---- Information provided

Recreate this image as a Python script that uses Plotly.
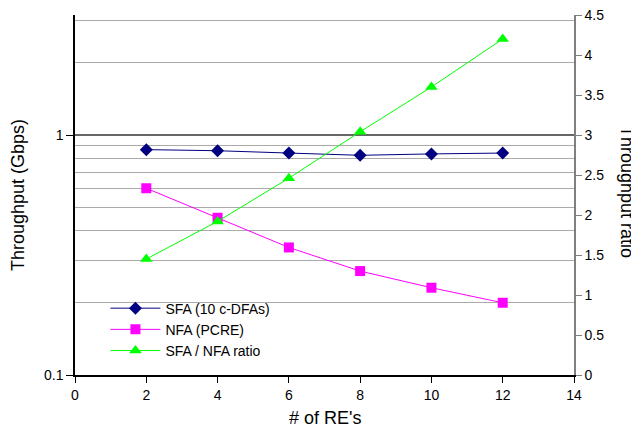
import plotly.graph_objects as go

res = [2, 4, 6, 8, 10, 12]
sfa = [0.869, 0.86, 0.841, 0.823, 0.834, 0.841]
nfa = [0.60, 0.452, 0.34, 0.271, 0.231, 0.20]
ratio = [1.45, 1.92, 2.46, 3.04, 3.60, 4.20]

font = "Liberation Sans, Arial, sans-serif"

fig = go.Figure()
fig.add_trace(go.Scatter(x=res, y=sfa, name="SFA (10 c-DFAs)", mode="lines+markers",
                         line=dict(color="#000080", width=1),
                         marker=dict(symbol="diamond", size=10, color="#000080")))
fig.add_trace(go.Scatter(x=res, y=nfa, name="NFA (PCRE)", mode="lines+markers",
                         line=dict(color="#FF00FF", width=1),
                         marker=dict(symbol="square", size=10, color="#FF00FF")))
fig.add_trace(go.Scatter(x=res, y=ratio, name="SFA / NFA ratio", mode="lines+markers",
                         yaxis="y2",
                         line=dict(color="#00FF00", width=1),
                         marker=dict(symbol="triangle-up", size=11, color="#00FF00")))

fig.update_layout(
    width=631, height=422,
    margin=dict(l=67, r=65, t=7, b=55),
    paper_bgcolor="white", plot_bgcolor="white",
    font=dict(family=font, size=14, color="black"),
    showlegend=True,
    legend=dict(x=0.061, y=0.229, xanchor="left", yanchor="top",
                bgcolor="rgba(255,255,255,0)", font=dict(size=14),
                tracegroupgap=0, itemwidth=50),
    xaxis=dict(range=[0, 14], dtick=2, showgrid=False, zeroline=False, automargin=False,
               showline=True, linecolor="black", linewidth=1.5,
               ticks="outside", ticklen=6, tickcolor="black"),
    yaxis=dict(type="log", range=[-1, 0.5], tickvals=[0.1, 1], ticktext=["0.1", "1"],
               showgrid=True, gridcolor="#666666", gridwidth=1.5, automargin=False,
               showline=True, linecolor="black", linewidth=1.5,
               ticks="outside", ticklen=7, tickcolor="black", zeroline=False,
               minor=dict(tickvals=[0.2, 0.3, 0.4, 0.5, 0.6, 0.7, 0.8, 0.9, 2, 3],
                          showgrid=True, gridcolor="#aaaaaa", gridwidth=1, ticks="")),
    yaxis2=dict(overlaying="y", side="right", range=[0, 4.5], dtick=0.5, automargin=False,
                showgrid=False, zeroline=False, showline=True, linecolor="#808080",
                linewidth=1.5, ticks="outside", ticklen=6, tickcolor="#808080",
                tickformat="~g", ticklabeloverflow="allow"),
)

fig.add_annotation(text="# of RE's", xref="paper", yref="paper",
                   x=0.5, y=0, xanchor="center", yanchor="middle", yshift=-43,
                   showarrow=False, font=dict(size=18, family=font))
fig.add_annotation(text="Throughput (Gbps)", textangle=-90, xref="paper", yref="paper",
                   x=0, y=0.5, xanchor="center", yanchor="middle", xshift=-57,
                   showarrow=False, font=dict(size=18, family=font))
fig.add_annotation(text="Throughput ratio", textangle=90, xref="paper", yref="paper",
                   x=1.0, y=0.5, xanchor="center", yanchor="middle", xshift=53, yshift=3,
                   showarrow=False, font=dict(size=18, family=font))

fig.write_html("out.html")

--------

- Task prompt: Leave out the pictures and transcribe everything else exactly.

- Complete response:
Recreate this image as a Python script that uses Plotly.
import plotly.graph_objects as go

res = [2, 4, 6, 8, 10, 12]
sfa = [0.869, 0.86, 0.841, 0.823, 0.834, 0.841]
nfa = [0.60, 0.452, 0.34, 0.271, 0.231, 0.20]
ratio = [1.45, 1.92, 2.46, 3.04, 3.60, 4.20]

font = "Liberation Sans, Arial, sans-serif"

fig = go.Figure()
fig.add_trace(go.Scatter(x=res, y=sfa, name="SFA (10 c-DFAs)", mode="lines+markers",
                         line=dict(color="#000080", width=1),
                         marker=dict(symbol="diamond", size=10, color="#000080")))
fig.add_trace(go.Scatter(x=res, y=nfa, name="NFA (PCRE)", mode="lines+markers",
                         line=dict(color="#FF00FF", width=1),
                         marker=dict(symbol="square", size=10, color="#FF00FF")))
fig.add_trace(go.Scatter(x=res, y=ratio, name="SFA / NFA ratio", mode="lines+markers",
                         yaxis="y2",
                         line=dict(color="#00FF00", width=1),
                         marker=dict(symbol="triangle-up", size=11, color="#00FF00")))

fig.update_layout(
    width=631, height=422,
    margin=dict(l=67, r=65, t=7, b=55),
    paper_bgcolor="white", plot_bgcolor="white",
    font=dict(family=font, size=14, color="black"),
    showlegend=True,
    legend=dict(x=0.061, y=0.229, xanchor="left", yanchor="top",
                bgcolor="rgba(255,255,255,0)", font=dict(size=14),
                tracegroupgap=0, itemwidth=50),
    xaxis=dict(range=[0, 14], dtick=2, showgrid=False, zeroline=False, automargin=False,
               showline=True, linecolor="black", linewidth=1.5,
               ticks="outside", ticklen=6, tickcolor="black"),
    yaxis=dict(type="log", range=[-1, 0.5], tickvals=[0.1, 1], ticktext=["0.1", "1"],
               showgrid=True, gridcolor="#666666", gridwidth=1.5, automargin=False,
               showline=True, linecolor="black", linewidth=1.5,
               ticks="outside", ticklen=7, tickcolor="black", zeroline=False,
               minor=dict(tickvals=[0.2, 0.3, 0.4, 0.5, 0.6, 0.7, 0.8, 0.9, 2, 3],
                          showgrid=True, gridcolor="#aaaaaa", gridwidth=1, ticks="")),
    yaxis2=dict(overlaying="y", side="right", range=[0, 4.5], dtick=0.5, automargin=False,
                showgrid=False, zeroline=False, showline=True, linecolor="#808080",
                linewidth=1.5, ticks="outside", ticklen=6, tickcolor="#808080",
                tickformat="~g", ticklabeloverflow="allow"),
)

fig.add_annotation(text="# of RE's", xref="paper", yref="paper",
                   x=0.5, y=0, xanchor="center", yanchor="middle", yshift=-43,
                   showarrow=False, font=dict(size=18, family=font))
fig.add_annotation(text="Throughput (Gbps)", textangle=-90, xref="paper", yref="paper",
                   x=0, y=0.5, xanchor="center", yanchor="middle", xshift=-57,
                   showarrow=False, font=dict(size=18, family=font))
fig.add_annotation(text="Throughput ratio", textangle=90, xref="paper", yref="paper",
                   x=1.0, y=0.5, xanchor="center", yanchor="middle", xshift=53, yshift=3,
                   showarrow=False, font=dict(size=18, family=font))

fig.write_html("out.html")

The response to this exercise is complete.